The first morning Lily wakes up at the Emporium Hotel, she feels a deep sense of physical comfort that reassures her. Lily’s job is to assist a rich, divorced woman from the west, Norma Hatch, in her social climb. Although Carry Fisher does not know Mrs. Hatch personally, she learned of the opportunity through a lawyer named Melville Stancy.
Lily’s pleasure at her material surroundings reveal her obsession with living in a world where all her physical and aesthetic needs might be taken care of, without necessarily benefiting from equal moral or intellectual advantages.
At the hotel, Lily finds herself in a strange environment, in which Mrs. Hatch and her friends seem to have no connection to real life, enjoying an existence of unproductive diversion, whose obligations seem to obey no reliable timetable. Lily is surprised to note that Ned Silverton and Freddy Van Osburgh, who has barely left college, frequent Mrs. Hatch’s drawing-room. Lily realizes that this constitutes an alternative, unconventional world in which such men seem to enjoy themselves.
Lily’s realization that Mrs. Hatch lives detached from real life serves as an exaggerated representation of Lily’s own world. Although high society might have norms and rules, these structural elements remain self-interested and disconnected from any political or social issues, focused as they are on the mere enjoyment of its members.
Over time, Lily feels puzzled by the nature of her job. Not only does she feel that she is only given vague duties, but she begins to wonder why Ned Silverton seems so close to Stancy, and why they both seem so intent on nurturing the relationship between Mrs. Hatch and Freddy Van Osburgh, who seems to like the divorcée a lot. Lily, who feels that Freddy’s naïveté might be easily taken advantage of, is puzzled to note that the young man seems to be interested in Mrs. Hatch’s long-term social future.
Lily’s doubts about her job reveal that her appreciation of material comforts does not blind her to moral issues. Once again, she is confronted to the dark side of social transactions, in which people scheme to serve their narrow self-interests. This shows how morally corrupt Lily’s world is—in the sphere of people like Bertha, the Gormers and, now, Mrs. Hatch as well.
When Selden comes to visit Lily one afternoon, he only increases Lily’s growing doubts about being involved in such mysterious social transactions.

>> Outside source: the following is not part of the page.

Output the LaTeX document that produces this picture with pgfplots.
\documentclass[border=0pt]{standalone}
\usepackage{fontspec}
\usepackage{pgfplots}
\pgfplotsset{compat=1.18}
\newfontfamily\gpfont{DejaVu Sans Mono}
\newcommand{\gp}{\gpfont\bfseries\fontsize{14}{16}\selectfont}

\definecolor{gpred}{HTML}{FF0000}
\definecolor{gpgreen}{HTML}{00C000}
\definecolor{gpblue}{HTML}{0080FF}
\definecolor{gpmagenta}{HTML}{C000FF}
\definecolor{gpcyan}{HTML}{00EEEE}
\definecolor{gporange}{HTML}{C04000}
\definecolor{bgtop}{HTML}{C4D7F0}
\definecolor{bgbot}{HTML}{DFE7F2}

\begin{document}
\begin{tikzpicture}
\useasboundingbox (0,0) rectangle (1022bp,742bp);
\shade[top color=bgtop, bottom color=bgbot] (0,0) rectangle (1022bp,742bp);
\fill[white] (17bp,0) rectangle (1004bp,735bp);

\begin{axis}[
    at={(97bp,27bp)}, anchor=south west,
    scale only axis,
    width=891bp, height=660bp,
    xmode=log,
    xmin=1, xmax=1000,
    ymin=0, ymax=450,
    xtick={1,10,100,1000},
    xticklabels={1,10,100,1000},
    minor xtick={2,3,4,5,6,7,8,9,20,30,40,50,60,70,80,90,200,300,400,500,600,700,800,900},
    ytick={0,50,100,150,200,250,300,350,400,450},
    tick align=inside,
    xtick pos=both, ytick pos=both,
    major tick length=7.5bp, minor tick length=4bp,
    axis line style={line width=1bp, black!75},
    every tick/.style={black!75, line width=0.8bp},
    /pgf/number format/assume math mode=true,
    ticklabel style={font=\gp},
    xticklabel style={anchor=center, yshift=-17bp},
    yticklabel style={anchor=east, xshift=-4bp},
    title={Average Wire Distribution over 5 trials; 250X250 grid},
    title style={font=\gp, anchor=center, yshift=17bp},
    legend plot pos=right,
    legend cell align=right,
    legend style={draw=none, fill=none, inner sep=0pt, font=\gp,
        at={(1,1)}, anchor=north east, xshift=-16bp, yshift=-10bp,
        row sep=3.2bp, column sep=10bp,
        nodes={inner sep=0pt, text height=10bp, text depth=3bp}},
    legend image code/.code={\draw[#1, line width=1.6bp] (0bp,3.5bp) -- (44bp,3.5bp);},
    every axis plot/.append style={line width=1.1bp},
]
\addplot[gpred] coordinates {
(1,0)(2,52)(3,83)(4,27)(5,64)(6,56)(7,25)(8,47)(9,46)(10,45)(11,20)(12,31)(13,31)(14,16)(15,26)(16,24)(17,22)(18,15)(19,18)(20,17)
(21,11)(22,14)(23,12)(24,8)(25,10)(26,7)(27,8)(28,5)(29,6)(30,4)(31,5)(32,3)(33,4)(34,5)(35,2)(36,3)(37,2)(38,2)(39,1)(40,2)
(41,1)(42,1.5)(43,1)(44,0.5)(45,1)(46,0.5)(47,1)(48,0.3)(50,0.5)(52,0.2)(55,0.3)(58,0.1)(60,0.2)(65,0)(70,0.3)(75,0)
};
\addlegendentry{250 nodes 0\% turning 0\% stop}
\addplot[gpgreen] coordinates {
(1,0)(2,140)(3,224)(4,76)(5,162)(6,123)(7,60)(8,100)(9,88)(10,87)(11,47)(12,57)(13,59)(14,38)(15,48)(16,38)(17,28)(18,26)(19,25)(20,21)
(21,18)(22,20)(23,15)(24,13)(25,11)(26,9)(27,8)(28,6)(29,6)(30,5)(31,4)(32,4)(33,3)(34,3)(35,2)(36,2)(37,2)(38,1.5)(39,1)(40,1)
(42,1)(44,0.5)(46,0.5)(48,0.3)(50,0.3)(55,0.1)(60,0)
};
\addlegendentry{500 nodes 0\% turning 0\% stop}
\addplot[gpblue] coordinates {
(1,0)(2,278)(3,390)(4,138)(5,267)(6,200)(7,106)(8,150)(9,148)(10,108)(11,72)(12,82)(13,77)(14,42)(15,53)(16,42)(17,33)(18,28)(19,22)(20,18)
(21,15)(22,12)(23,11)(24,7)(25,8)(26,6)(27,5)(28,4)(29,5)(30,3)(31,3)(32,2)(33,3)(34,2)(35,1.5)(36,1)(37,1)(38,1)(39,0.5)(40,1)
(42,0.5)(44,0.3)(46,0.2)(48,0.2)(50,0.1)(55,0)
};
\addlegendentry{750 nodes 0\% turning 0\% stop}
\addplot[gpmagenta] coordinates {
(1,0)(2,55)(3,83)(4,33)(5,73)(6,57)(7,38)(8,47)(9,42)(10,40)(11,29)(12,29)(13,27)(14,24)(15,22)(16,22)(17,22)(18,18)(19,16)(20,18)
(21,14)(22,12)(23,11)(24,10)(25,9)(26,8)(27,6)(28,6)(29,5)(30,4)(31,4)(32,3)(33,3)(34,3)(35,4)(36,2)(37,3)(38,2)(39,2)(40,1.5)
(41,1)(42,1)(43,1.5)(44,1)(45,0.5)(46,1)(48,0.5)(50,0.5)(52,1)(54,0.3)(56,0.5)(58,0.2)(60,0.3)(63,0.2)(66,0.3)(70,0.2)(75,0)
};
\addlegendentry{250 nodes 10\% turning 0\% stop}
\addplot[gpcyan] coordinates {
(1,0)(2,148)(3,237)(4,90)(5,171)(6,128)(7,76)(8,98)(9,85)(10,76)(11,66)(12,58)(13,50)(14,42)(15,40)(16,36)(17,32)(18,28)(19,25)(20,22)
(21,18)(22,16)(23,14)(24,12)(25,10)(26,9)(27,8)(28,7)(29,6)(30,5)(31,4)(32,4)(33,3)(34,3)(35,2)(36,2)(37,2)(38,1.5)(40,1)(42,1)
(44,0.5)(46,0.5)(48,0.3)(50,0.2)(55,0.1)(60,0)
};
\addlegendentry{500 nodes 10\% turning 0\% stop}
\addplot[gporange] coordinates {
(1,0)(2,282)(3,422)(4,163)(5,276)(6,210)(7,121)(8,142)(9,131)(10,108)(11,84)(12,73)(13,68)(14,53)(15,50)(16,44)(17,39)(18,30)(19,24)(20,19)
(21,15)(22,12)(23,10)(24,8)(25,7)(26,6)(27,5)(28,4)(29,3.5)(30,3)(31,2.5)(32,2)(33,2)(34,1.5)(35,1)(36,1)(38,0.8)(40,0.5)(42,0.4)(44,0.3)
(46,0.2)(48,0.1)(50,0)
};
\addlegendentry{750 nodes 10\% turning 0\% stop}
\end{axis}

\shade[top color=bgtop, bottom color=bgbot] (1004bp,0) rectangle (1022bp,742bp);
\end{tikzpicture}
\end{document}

While Lily is initially embarrassed, and then pleasantly surprised to see her friend, whose absence has hurt her deeply these past months, Selden remains surprisingly serious.
Lily’s pain at noticing Selden’s absence reveals her deep attachment to him, and also highlights the fact that Selden never explained to her why he preferred to stay away. His presence, however, suggests that he still cares about her and wants to protect her.
Selden and Lily engage in an awkward conversation, in which they remain uncomfortably distant and detached, and Selden admits that he is following Gerty’s advice to help Lily. He explains that his purpose is to take her away from here, making allusive reference to the danger of remaining with Mrs. Hatch and arguing that Lily could stay with Gerty until she receives Mrs. Peniston’s inheritance. However, when Lily reveals that she would have to spend all of this money repaying her debts, Selden is shocked. The conversation remains uncomfortable for the two of them, and Lily, moved by pride and a sense of detachment, refuses to make herself seem vulnerable to him.
Lily’s comment about her debts serves as an indication to Selden that her situation is not as simple as it may seem. This highlights the fact that Selden’s initial decision to distance himself from Lily was based on false rumors, and that he has failed to be honest with her about the reasons behind his behavior. Lily’s feeling of pride reveals her need to maintain a social façade with him, since he has proven to her, since seeing her leave Gus Trenor’s house, that he is truly interested in hearing her side of the story.